Applications that utilize speech recognition are capable of highly interactive dialogs, relegating “press or say” alternatives an interface of the past. There are 2 basic categories of speech applications: Directed Dialog and Natural Language.

Directed Dialog – Employs a user interface where a caller is guided to respond with words or phrases from a given range of selections. Designers of speech recognition applications must anticipate what callers will say and how they will say it in order to build a supporting grammar.

Example: You can say “slow internet”, “no internet connection”, etc.

Natural Language Understanding (NLU) – NLU is able to recognize what callers are saying as if they are speaking to another human. More open ended NLU dialogs are able to be understood by “training” a grammar. Tens to hundreds of thousands of utterances are transcribed and assigned meaning. A Statistical Language Model (SLM) is created to understand what callers mean.

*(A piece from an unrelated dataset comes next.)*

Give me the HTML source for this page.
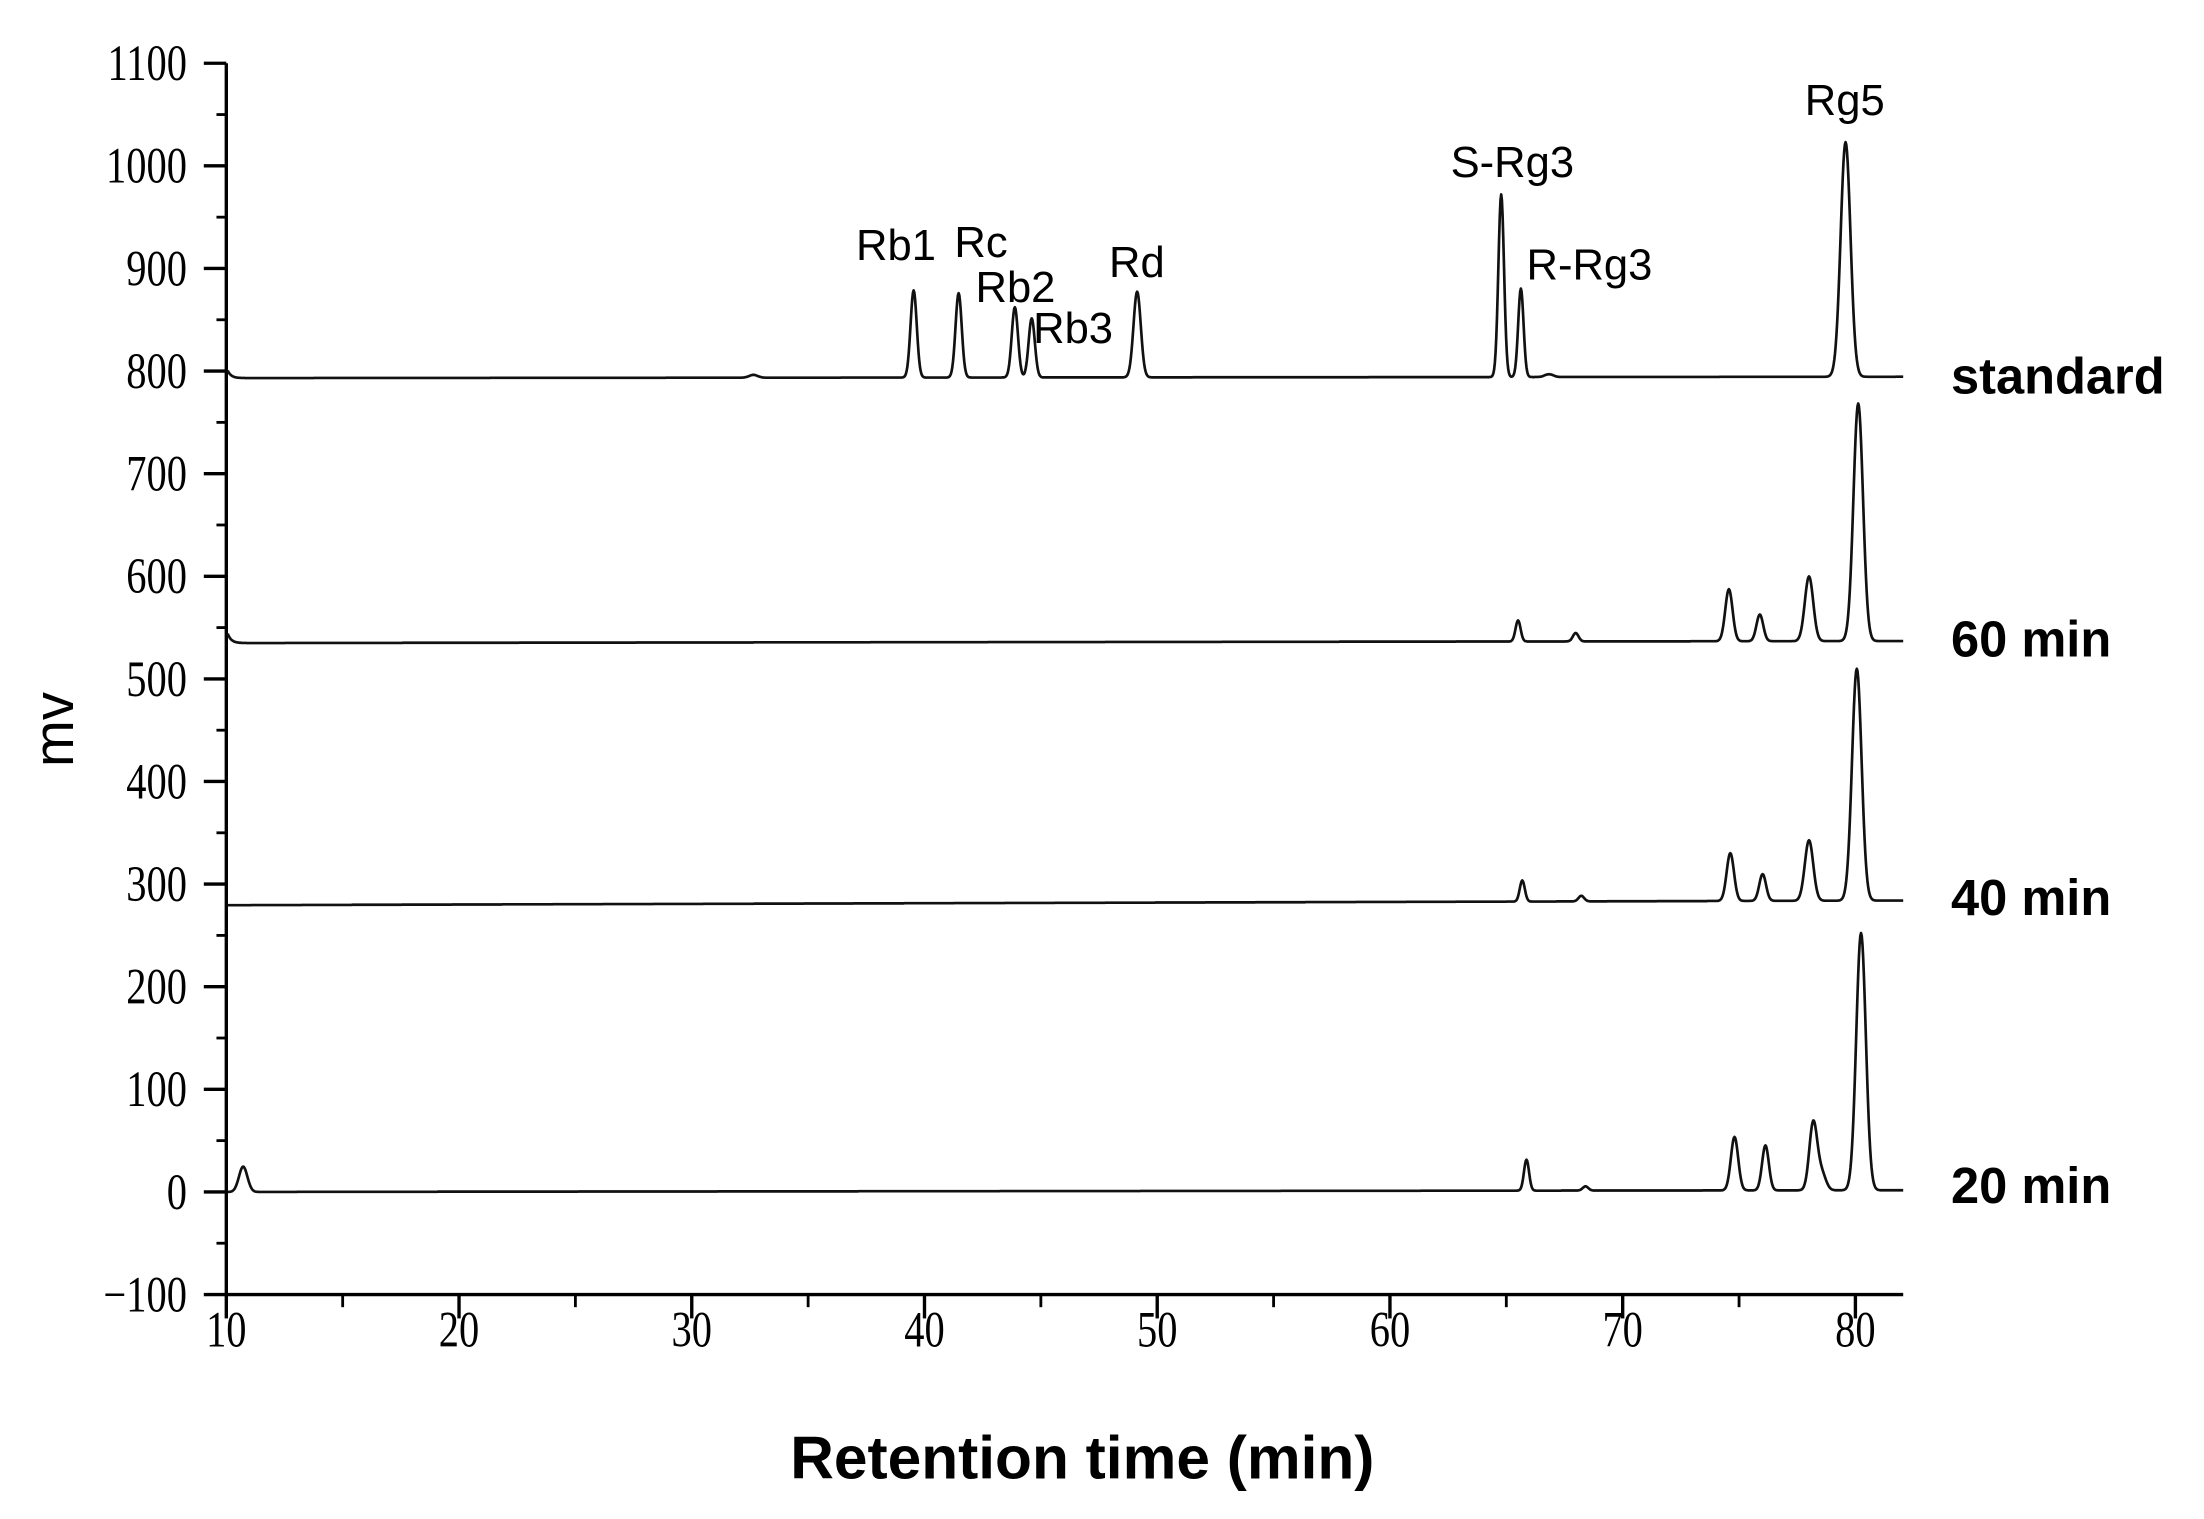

Example: “Please tell me your problem.”

Does the freeform nature of Natural Language Understanding always make it the best choice? Interestingly enough, the answer in no. Directed Dialog can provide the direction necessary to more quickly accomplish a task for a caller when it makes sense. In some cases the best alternative is a hybrid model. Use NLU when callers have difficulty describing an issue, switch to Directed Dialog when a call resolution path becomes apparent.